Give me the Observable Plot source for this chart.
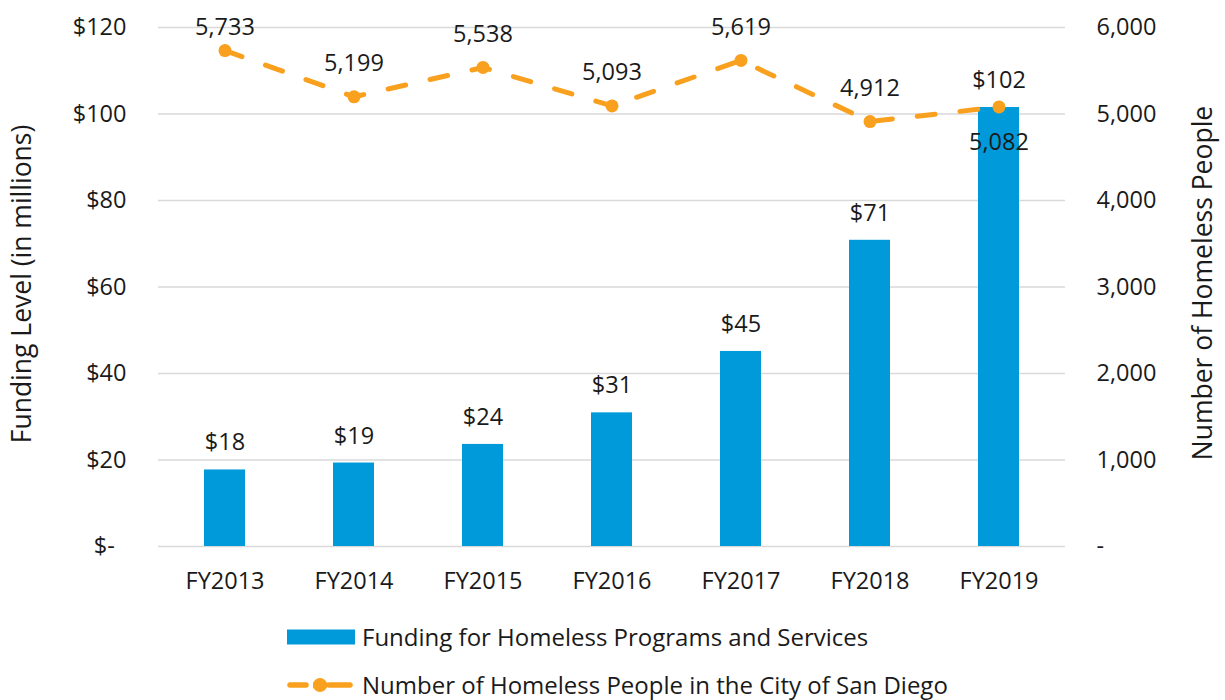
<!DOCTYPE html>
<html>
<head>
<meta charset="utf-8">
<script src="https://cdn.jsdelivr.net/npm/d3@7"></script>
<script src="https://cdn.jsdelivr.net/npm/@observablehq/plot@0.6"></script>
<style>
  html, body { margin: 0; padding: 0; background: #fff; }
  body { font-family: "Open Sans", sans-serif; color: #1a1a1a; }
  #wrap { position: relative; width: 1225px; height: 700px; }
  .leg { position: absolute; left: 287px; display: flex; align-items: center; font-size: 24px; line-height: 26px; height: 26px; white-space: nowrap; }
  .leg svg { margin-right: 7px; flex: none; }
</style>
</head>
<body>
<div id="wrap">
  <div id="chart"></div>
  <div class="leg" style="top:624px;">
    <svg width="68" height="26"><rect x="0" y="5.5" width="68" height="15" fill="#009ADB"></rect></svg>
    <span>Funding for Homeless Programs and Services</span>
  </div>
  <div class="leg" style="top:672px;">
    <svg width="68" height="26"><line x1="3" y1="13" x2="19" y2="13" stroke="#F9A11E" stroke-width="5.5" stroke-linecap="round"></line><line x1="42" y1="13" x2="63" y2="13" stroke="#F9A11E" stroke-width="5.5" stroke-linecap="round"></line><line x1="26" y1="13" x2="40" y2="13" stroke="#F9A11E" stroke-width="5.5"></line><circle cx="33" cy="13" r="7" fill="#F9A11E"></circle></svg>
    <span>Number of Homeless People in the City of San Diego</span>
  </div>
</div>
<script>
const years = ["FY2013", "FY2014", "FY2015", "FY2016", "FY2017", "FY2018", "FY2019"];
const funding = [17.7, 19.3, 23.6, 30.9, 45.1, 70.8, 101.5];
const fundingLabels = ["$18", "$19", "$24", "$31", "$45", "$71", "$102"];
const homeless = [5733, 5199, 5538, 5093, 5619, 4912, 5082];
const leftTicks = [0, 20, 40, 60, 80, 100, 120];
const rightMax = 6000;
const leftMax = 120;

const BLUE = "#009ADB";
const ORANGE = "#F9A11E";
const ratio = leftMax / rightMax;
const FS = 23.5;

const rows = years.map((y, i) => ({
  year: y, funding: funding[i], flabel: fundingLabels[i],
  count: homeless[i], scaled: homeless[i] * ratio, i
}));
const fmt = d3.format(",");

const chart = Plot.plot({
  width: 1225,
  height: 600,
  marginLeft: 158,
  marginRight: 160,
  marginTop: 27,
  marginBottom: 54,
  style: { fontFamily: "Open Sans, sans-serif", fontSize: FS + "px", color: "#1a1a1a", background: "#fff", overflow: "visible" },
  x: { domain: years, paddingInner: 0.684, paddingOuter: 0.342, label: null },
  y: { domain: [0, leftMax], label: null },
  marks: [
    Plot.gridY(leftTicks, { stroke: "#d9d9d9", strokeOpacity: 1, strokeWidth: 1.5 }),
    Plot.axisX({ tickSize: 0, tickPadding: 26, label: null, fontSize: FS }),
    Plot.axisY({ anchor: "left", ticks: leftTicks, tickSize: 0, tickPadding: 32, label: null, fontSize: FS,
      tickFormat: d => d === 0 ? "$-\u2002" : "$" + d }),
    Plot.axisY({ anchor: "right", ticks: leftTicks, tickSize: 0, tickPadding: 31, label: null, textAnchor: "start", fontSize: FS,
      tickFormat: d => d === 0 ? "-" : fmt(d / ratio) }),
    Plot.barY(rows, { x: "year", y: "funding", fill: BLUE }),
    Plot.text(rows, { x: "year", y: "funding", text: "flabel", dy: -27, fontSize: FS }),
    Plot.line(rows, { x: "year", y: "scaled", stroke: ORANGE, strokeWidth: 5, strokeDasharray: "18,25", strokeLinecap: "round" }),
    Plot.dot(rows, { x: "year", y: "scaled", r: 6.5, fill: ORANGE }),
    Plot.text(rows.filter(d => d.i > 0 && d.i < rows.length - 1), { x: "year", y: "scaled", text: d => fmt(d.count), dy: -33, fontSize: FS }),
    Plot.text(rows.filter(d => d.i === 0), { x: "year", y: "scaled", text: d => fmt(d.count), dy: -23, fontSize: FS }),
    Plot.text(rows.filter(d => d.i === rows.length - 1), { x: "year", y: "scaled", text: d => fmt(d.count), dy: 36, fontSize: FS }),
    Plot.text(["Funding Level (in millions)"], { frameAnchor: "left", textAnchor: "middle", dx: -136, dy: -3, rotate: -90, fontSize: 26.5 }),
    Plot.text(["Number of Homeless People"], { frameAnchor: "right", textAnchor: "middle", dx: 138, dy: -4, rotate: -90, fontSize: 26.5 })
  ]
});
document.getElementById("chart").appendChild(chart);
</script>
</body>
</html>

Requirement.
Copy each line exactly, and leave the pictures out of your copy.

Full response.
Give me the Observable Plot source for this chart.
<!DOCTYPE html>
<html>
<head>
<meta charset="utf-8">
<script src="https://cdn.jsdelivr.net/npm/d3@7"></script>
<script src="https://cdn.jsdelivr.net/npm/@observablehq/plot@0.6"></script>
<style>
  html, body { margin: 0; padding: 0; background: #fff; }
  body { font-family: "Open Sans", sans-serif; color: #1a1a1a; }
  #wrap { position: relative; width: 1225px; height: 700px; }
  .leg { position: absolute; left: 287px; display: flex; align-items: center; font-size: 24px; line-height: 26px; height: 26px; white-space: nowrap; }
  .leg svg { margin-right: 7px; flex: none; }
</style>
</head>
<body>
<div id="wrap">
  <div id="chart"></div>
  <div class="leg" style="top:624px;">
    <svg width="68" height="26"><rect x="0" y="5.5" width="68" height="15" fill="#009ADB"></rect></svg>
    <span>Funding for Homeless Programs and Services</span>
  </div>
  <div class="leg" style="top:672px;">
    <svg width="68" height="26"><line x1="3" y1="13" x2="19" y2="13" stroke="#F9A11E" stroke-width="5.5" stroke-linecap="round"></line><line x1="42" y1="13" x2="63" y2="13" stroke="#F9A11E" stroke-width="5.5" stroke-linecap="round"></line><line x1="26" y1="13" x2="40" y2="13" stroke="#F9A11E" stroke-width="5.5"></line><circle cx="33" cy="13" r="7" fill="#F9A11E"></circle></svg>
    <span>Number of Homeless People in the City of San Diego</span>
  </div>
</div>
<script>
const years = ["FY2013", "FY2014", "FY2015", "FY2016", "FY2017", "FY2018", "FY2019"];
const funding = [17.7, 19.3, 23.6, 30.9, 45.1, 70.8, 101.5];
const fundingLabels = ["$18", "$19", "$24", "$31", "$45", "$71", "$102"];
const homeless = [5733, 5199, 5538, 5093, 5619, 4912, 5082];
const leftTicks = [0, 20, 40, 60, 80, 100, 120];
const rightMax = 6000;
const leftMax = 120;

const BLUE = "#009ADB";
const ORANGE = "#F9A11E";
const ratio = leftMax / rightMax;
const FS = 23.5;

const rows = years.map((y, i) => ({
  year: y, funding: funding[i], flabel: fundingLabels[i],
  count: homeless[i], scaled: homeless[i] * ratio, i
}));
const fmt = d3.format(",");

const chart = Plot.plot({
  width: 1225,
  height: 600,
  marginLeft: 158,
  marginRight: 160,
  marginTop: 27,
  marginBottom: 54,
  style: { fontFamily: "Open Sans, sans-serif", fontSize: FS + "px", color: "#1a1a1a", background: "#fff", overflow: "visible" },
  x: { domain: years, paddingInner: 0.684, paddingOuter: 0.342, label: null },
  y: { domain: [0, leftMax], label: null },
  marks: [
    Plot.gridY(leftTicks, { stroke: "#d9d9d9", strokeOpacity: 1, strokeWidth: 1.5 }),
    Plot.axisX({ tickSize: 0, tickPadding: 26, label: null, fontSize: FS }),
    Plot.axisY({ anchor: "left", ticks: leftTicks, tickSize: 0, tickPadding: 32, label: null, fontSize: FS,
      tickFormat: d => d === 0 ? "$-\u2002" : "$" + d }),
    Plot.axisY({ anchor: "right", ticks: leftTicks, tickSize: 0, tickPadding: 31, label: null, textAnchor: "start", fontSize: FS,
      tickFormat: d => d === 0 ? "-" : fmt(d / ratio) }),
    Plot.barY(rows, { x: "year", y: "funding", fill: BLUE }),
    Plot.text(rows, { x: "year", y: "funding", text: "flabel", dy: -27, fontSize: FS }),
    Plot.line(rows, { x: "year", y: "scaled", stroke: ORANGE, strokeWidth: 5, strokeDasharray: "18,25", strokeLinecap: "round" }),
    Plot.dot(rows, { x: "year", y: "scaled", r: 6.5, fill: ORANGE }),
    Plot.text(rows.filter(d => d.i > 0 && d.i < rows.length - 1), { x: "year", y: "scaled", text: d => fmt(d.count), dy: -33, fontSize: FS }),
    Plot.text(rows.filter(d => d.i === 0), { x: "year", y: "scaled", text: d => fmt(d.count), dy: -23, fontSize: FS }),
    Plot.text(rows.filter(d => d.i === rows.length - 1), { x: "year", y: "scaled", text: d => fmt(d.count), dy: 36, fontSize: FS }),
    Plot.text(["Funding Level (in millions)"], { frameAnchor: "left", textAnchor: "middle", dx: -136, dy: -3, rotate: -90, fontSize: 26.5 }),
    Plot.text(["Number of Homeless People"], { frameAnchor: "right", textAnchor: "middle", dx: 138, dy: -4, rotate: -90, fontSize: 26.5 })
  ]
});
document.getElementById("chart").appendChild(chart);
</script>
</body>
</html>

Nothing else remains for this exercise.